The other side of Wedgwood was his work ethic. He sprang from generations of potters, residing in the Midlands, who constituted a kind of priesthood of the craft. One side of the family barely knew how to shape clay and firepots and sell them, but the other side looked for ways to improve


the product and the market for their wares so as to rise in the world. For his part, Josiah discovered early on what he called the “infinite ductility of clay” – no mean metaphor for his indefatigable march to a position of prominence that had him developing pottery for Queen Caroline, a flamboyant dinner service for Catherine the Great, and a range of other beautifully finished objects that rivaled the finest porcelain.


Wedgwood reminds me a great deal of Walt Disney, whose genius consisted of employing the greatest craftsmen of his day. Walt had his studio, Josiah his laboratory. Out on the factory floor Wedgwood could be ruthless, walking past workmen’s benches and smashing with his stick every piece that fell below his exacting standards. Though he had his share of disgruntled employees, he was no Gradgrind. He paid a decent wage and took an active concern in the health of his workers. Their main complaint was automation.

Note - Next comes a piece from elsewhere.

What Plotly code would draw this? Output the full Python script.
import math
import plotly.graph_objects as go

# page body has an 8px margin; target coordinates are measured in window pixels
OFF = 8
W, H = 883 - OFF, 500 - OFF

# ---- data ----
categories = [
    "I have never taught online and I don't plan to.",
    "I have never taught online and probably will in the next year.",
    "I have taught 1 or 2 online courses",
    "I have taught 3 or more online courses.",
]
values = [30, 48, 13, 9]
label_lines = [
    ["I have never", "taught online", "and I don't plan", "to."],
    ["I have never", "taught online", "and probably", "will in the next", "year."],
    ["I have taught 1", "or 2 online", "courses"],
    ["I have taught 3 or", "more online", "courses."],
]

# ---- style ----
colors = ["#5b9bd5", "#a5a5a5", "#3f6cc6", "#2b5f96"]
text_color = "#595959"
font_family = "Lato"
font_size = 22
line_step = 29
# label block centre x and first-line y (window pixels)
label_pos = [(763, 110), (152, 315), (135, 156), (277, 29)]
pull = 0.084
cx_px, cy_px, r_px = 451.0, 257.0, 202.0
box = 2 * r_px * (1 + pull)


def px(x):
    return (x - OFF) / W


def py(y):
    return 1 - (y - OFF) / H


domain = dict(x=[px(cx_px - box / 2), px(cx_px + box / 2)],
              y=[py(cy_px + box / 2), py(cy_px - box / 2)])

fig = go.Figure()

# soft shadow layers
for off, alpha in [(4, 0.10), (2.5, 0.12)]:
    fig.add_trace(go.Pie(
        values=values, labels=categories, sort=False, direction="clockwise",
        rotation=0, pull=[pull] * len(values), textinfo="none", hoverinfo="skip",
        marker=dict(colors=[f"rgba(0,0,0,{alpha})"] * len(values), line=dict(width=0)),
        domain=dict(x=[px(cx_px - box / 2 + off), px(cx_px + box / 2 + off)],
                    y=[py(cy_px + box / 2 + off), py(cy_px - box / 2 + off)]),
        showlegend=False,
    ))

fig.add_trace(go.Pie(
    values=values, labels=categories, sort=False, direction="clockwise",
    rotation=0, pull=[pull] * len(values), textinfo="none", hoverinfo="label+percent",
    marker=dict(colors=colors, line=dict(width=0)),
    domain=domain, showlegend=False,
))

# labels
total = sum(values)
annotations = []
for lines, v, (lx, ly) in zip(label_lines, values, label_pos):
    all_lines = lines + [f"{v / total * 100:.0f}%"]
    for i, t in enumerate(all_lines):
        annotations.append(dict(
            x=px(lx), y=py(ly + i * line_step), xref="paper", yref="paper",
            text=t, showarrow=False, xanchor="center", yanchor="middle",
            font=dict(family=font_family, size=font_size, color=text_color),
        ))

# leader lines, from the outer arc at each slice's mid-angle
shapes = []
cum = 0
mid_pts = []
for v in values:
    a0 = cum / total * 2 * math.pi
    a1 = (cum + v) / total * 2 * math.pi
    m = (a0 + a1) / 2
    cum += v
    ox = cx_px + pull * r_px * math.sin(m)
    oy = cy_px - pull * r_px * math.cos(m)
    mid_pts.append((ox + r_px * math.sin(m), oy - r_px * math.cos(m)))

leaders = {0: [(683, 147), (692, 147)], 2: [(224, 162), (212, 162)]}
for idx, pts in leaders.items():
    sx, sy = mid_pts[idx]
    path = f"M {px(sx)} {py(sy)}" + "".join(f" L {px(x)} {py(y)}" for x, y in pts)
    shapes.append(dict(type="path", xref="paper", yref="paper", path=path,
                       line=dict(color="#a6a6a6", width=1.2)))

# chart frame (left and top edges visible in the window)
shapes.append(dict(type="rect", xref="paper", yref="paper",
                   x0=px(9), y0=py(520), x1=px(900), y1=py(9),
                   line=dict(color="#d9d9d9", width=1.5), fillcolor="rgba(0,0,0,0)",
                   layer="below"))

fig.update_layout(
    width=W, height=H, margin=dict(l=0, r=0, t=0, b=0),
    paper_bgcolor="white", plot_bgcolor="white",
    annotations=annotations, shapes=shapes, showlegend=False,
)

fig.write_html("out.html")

Wedgwood countered with the now familiar argument that in the long run such machines would produce more wealth for everyone.


Walter Benjamin worried about the status of works of art in an age of mechanical reproduction. Now we have the Disney Channel and QVC. Read Mr. Dolan for another perspective on what is possible, even now: “But as always, Wedgwood represents the elite taste without social prejudice. The name carries the status of an old master, but is accessible to those without aristocratic wealth. Never one to ignore the interests of the ‘Middling Classes’ in favor of the rich, Josiah would be proud to learn the favorable impression his wares continue to make on customers, whether royalty, presidents, or everyday tourists.”